The learned counsel for appellants, claims that this case must be treated the same as if Campbell alone had been put into bankruptcy. Grant it. And then what have we? Campbell in bankruptcy with an abundance of individual property to pay all his individual debts: and then this mortgage would not have been interfered with, certainly if the effect of such interference would be to give all the property to firm creditors. But the claim is further made that the Supreme Court is not the court to determine the amount and validity of debts, nor to marshal the assets of a bankrupt, and that the proper parties are not here for that purpose. But the plaintiffs went into that court, and invoked its jurisdiction, and brought in just such parties as they deemed proper, and they cannot now complain that the court determined all the questions needful for a proper disposition of the case.
It is not the purpose of the bankrupt law to put the property of bankrupts into the hands of their assignees for the benefit of such assignees, or simply to permit them to distribute it. If the bankrupt has made such a disposition of his property as the law sanctions, it will not be disturbed.

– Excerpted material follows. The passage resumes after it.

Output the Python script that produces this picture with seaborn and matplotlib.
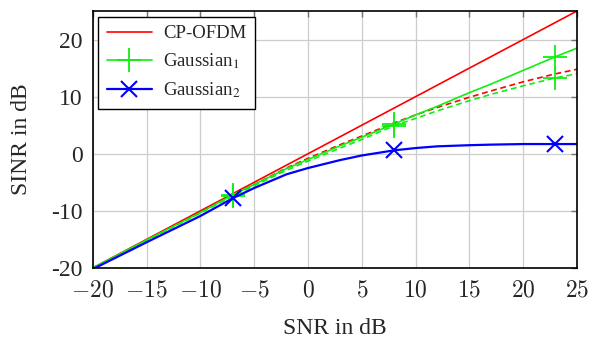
import numpy as np
import matplotlib
matplotlib.use("Agg")
import matplotlib.pyplot as plt
from matplotlib.lines import Line2D
import seaborn as sns

# SNR grid (dB) shared by all curves
snr = [-20, -15, -10, -7, -5, -2, 0, 3, 5, 8, 10, 12, 15, 17, 20, 23, 25]

sinr_cp_ofdm = [-20, -15, -10, -7, -5, -2, 0, 3, 5, 8, 10, 12, 15, 17, 20, 23, 25]
sinr_cp_ofdm_dashed = [-20, -15.1, -10.2, -7.2, -5.4, -2.5, -0.8, 1.6, 3.1, 5.4, 6.8, 8.1, 9.9, 11.0, 12.6, 14.0, 14.8]
sinr_gauss1 = [-20, -15.1, -10.3, -7.2, -5.4, -2.6, -1.0, 1.4, 2.9, 5.2, 6.8, 8.3, 10.7, 12.2, 14.6, 17.0, 18.5]
sinr_gauss1_dashed = [-20, -15.2, -10.4, -7.4, -5.6, -2.9, -1.3, 1.0, 2.5, 4.9, 6.2, 7.5, 9.3, 10.4, 11.9, 13.3, 14.0]
sinr_gauss2 = [-20.2, -15.5, -10.9, -7.8, -6.0, -3.6, -2.5, -1.1, -0.3, 0.6, 1.0, 1.3, 1.5, 1.6, 1.7, 1.7, 1.7]

marker_idx = [3, 9, 15]  # markers at SNR = -7, 8, 23 dB

x_ticks = [-20, -15, -10, -5, 0, 5, 10, 15, 20, 25]
x_tick_labels = [f"${v}$" for v in x_ticks]
y_ticks = [-20, -10, 0, 10, 20]
y_tick_labels = ["-20", "-10", "0", "10", "20"]
legend_labels = ["CP-OFDM", "Gaussian$_1$", "Gaussian$_2$"]

sns.set_theme(style="whitegrid")
plt.rcParams["font.family"] = ["Liberation Serif", "DejaVu Serif"]
plt.rcParams["mathtext.fontset"] = "stix"

fig = plt.figure(figsize=(5.92, 3.38), dpi=100)
ax = fig.add_axes([0.1566, 0.2071, 0.8181, 0.7604])

red, green, blue = "#ff0000", "#11ee11", "#0000ff"
dash = (0, (3.5, 2.2))
g_mk = dict(marker="+", markersize=17, markeredgewidth=1.3, markevery=marker_idx,
            markeredgecolor=green)
b_mk = dict(marker="x", markersize=12, markeredgewidth=1.5, markevery=marker_idx,
            markeredgecolor=blue)

sns.lineplot(x=snr, y=sinr_cp_ofdm, ax=ax, color=red, linewidth=1.2)
sns.lineplot(x=snr, y=sinr_cp_ofdm_dashed, ax=ax, color=red, linewidth=1.2, linestyle=dash)
sns.lineplot(x=snr, y=sinr_gauss1, ax=ax, color=green, linewidth=1.2, **g_mk)
sns.lineplot(x=snr, y=sinr_gauss1_dashed, ax=ax, color=green, linewidth=1.2, linestyle=dash, **g_mk)
sns.lineplot(x=snr, y=sinr_gauss2, ax=ax, color=blue, linewidth=1.6, **b_mk)

ax.set_xlim(-20, 25)
ax.set_ylim(-20, 25)
ax.set_xticks(x_ticks)
ax.set_xticklabels(x_tick_labels, math_fontfamily="cm")
ax.set_yticks(y_ticks)
ax.set_yticklabels(y_tick_labels)
ax.tick_params(axis="both", labelsize=17, direction="in", length=4, width=1,
               color="0.45", top=True, right=True)
ax.tick_params(axis="x", pad=9)
ax.tick_params(axis="y", pad=7)
ax.grid(True, color="0.8", linewidth=0.9)
for sp in ax.spines.values():
    sp.set_color("black")
    sp.set_linewidth(1.2)

ax.set_xlabel("SNR in dB", fontsize=17, labelpad=12)
ax.set_ylabel("SINR in dB", fontsize=17, labelpad=14)

handles = [
    Line2D([], [], color=red, linewidth=1.2),
    Line2D([], [], color=green, linewidth=1.2, marker="+", markersize=17, markeredgewidth=1.3),
    Line2D([], [], color=blue, linewidth=1.6, marker="x", markersize=12, markeredgewidth=1.5),
]
leg = ax.legend(handles, legend_labels, loc="upper left", fontsize=13.5, frameon=True,
                fancybox=False, edgecolor="black", framealpha=1, handlelength=2.4,
                borderaxespad=0.3, labelspacing=0.5, handletextpad=0.6, borderpad=0.45)
leg.get_frame().set_linewidth(1.0)

fig.savefig("out.png", dpi=100)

It is not enough under the bankrupt law (U.S.R.S., §§ 5021, 5128) that the parties in this case intended that Northrup should obtain a preference over the firm creditors, and that Campbell's individual property should not, except as incumbered, go into the hands of the assignees. They must also have intended a fraud on the bankrupt act, and the facts here show that they did not, for reasons above stated, intend or perpetrate such a fraud.
The order of the General Term must therefore be affirmed, and judgment absolute given against the plaintiffs, with costs.
Order affirmed, and judgment accordingly.